- _What needs to be done_:
Select every line below containing the word "with".
# # #
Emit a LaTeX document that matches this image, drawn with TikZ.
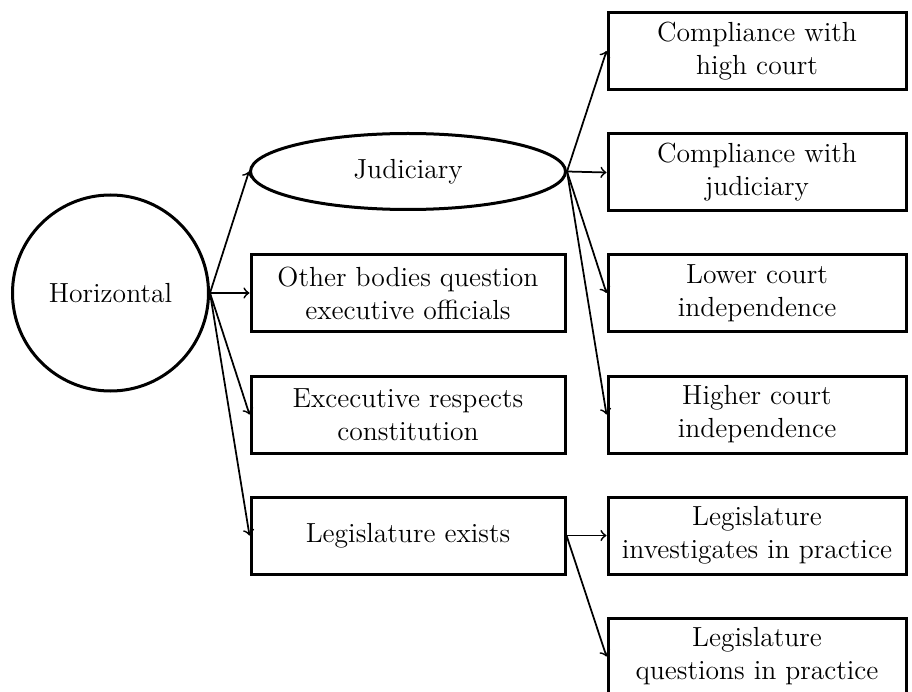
\documentclass[tikz,border=0pt]{standalone}
\usetikzlibrary{shapes.geometric}
\begin{document}
\begin{tikzpicture}[x=0.4pt,y=-0.4pt,
  every node/.style={font=\fontsize{11.05}{13.2}\selectfont, align=center, inner sep=0pt},
  hub/.style={circle, draw, line width=1.2pt, minimum size=78.4pt},
  branch/.style={ellipse, draw, line width=1.2pt, minimum width=126pt, minimum height=30.4pt},
  midbox/.style={rectangle, draw, line width=1.2pt, minimum width=125.6pt, minimum height=30.8pt},
  leafbox/.style={rectangle, draw, line width=1.2pt, minimum width=119.2pt, minimum height=30.8pt},
  link/.style={->, line width=0.7pt}]
\useasboundingbox (0,0) rectangle (912,692);
\clip (0,0) rectangle (912,692);

% root
\node[hub] (hz) at (110.5,293) {Horizontal};

% second level
\node[branch] (jud) at (408,171.5) {Judiciary};
\node[midbox] (oth) at (408,293) {Other bodies question\\executive officials};
\node[midbox] (exe) at (408,414.5) {Excecutive respects\\constitution};
\node[midbox] (leg) at (408,535.5) {Legislature exists};

% third level
\node[leafbox] (chc) at (757,51) {Compliance with\\high court};
\node[leafbox] (cjd) at (757,172.5) {Compliance with\\judiciary};
\node[leafbox] (lci) at (757,293) {Lower court\\independence};
\node[leafbox] (hci) at (757,414.5) {Higher court\\independence};
\node[leafbox] (lip) at (757,535.5) {Legislature\\investigates in practice};
\node[leafbox] (lqp) at (757,656.5) {Legislature\\questions in practice};

% connectors
\foreach \t in {jud,oth,exe,leg} \draw[link] (hz.east) -- (\t.west);
\foreach \t in {chc,cjd,lci,hci} \draw[link] (jud.east) -- (\t.west);
\foreach \t in {lip,lqp} \draw[link] (leg.east) -- (\t.west);
\end{tikzpicture}
\end{document}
# # #
- _Exercise answer_:
Emit a LaTeX document that matches this image, drawn with TikZ.
\node[leafbox] (chc) at (757,51) {Compliance with\\high court};
\node[leafbox] (cjd) at (757,172.5) {Compliance with\\judiciary};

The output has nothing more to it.